Et les incompréhensions vont alors se multiplier. Des grèves des ouvriers du Gothard aux émeutes anti-italiennes de Zurich, en 1896. Des initiatives contre l’immigration de Schwarzenbach à l’établissement systématique de dossiers par la police fédérale.
Intégration et ascension sociale
Cela dit, le siècle des Italiens est aussi fait d’histoires moins sombres. On peut penser à tous ces maçons devenus entrepreneurs ou encore au rôle des intellectuels italiens dans la vie culturelle tessinoise durant la Seconde Guerre mondiale.
Appelés en Suisse pour leur bras, comme disait Max Frisch, les Italiens se sont alors révélés être des hommes et des femmes capables de créer un lien entre ici et là-bas, entre leur pays d’accueil et leur pays d’origine.
Le monde de l’émigration
Cet aspect-là se retrouve dans les derniers chapitres du livre dédiés à la présence culturelle des Italiens en Suisse.
Les auteurs y évoquent le rôle d’ambassadeurs gastronomiques qu’ont joué les Italiens, le problème du retour au pays, le bilinguisme de la deuxième et troisième génération, la littérature de l’immigration et la place des Italiens dans le cinéma suisse.
On se dit alors que vraiment le siècle des Italiens ne se résume pas à des souffrances et des tensions.

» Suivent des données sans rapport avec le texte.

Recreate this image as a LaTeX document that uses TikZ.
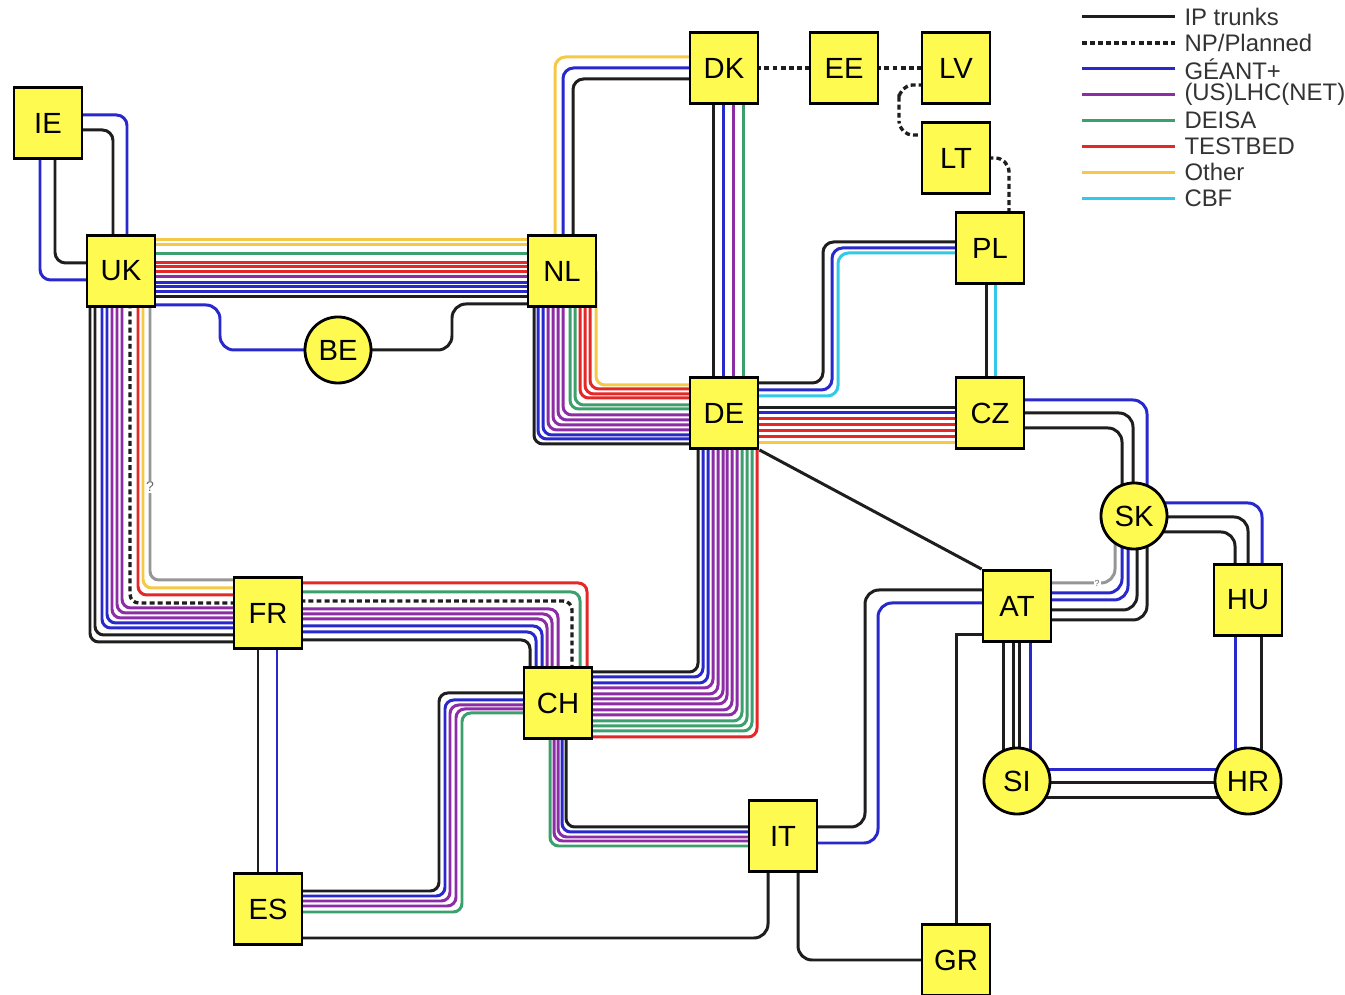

Il a aussi été, comme le dit Ernst Halter, «un petit succès».
swissinfo, Andrea Tognina
(Traduction: Alexandra Richard)
– Das ‘Jahrhundert der Italiener in der Schweiz’, d’Enrst Halter, réunit les textes de 28 auteurs, dont la moitié environ est d’origine italienne.
– Parmi eux: les historiens Gérald et Silvia Arlettaz, Mauro Cerutti et Peter Manz, le cinéaste Villi Hermann, le professeur de littérature italienne à l’Université de Lausanne Jean-Jacques Marchand, le professeur de linguistique italienne à l’Université de Berne Bruno Moretti et l’écrivain Leonardo Zanier.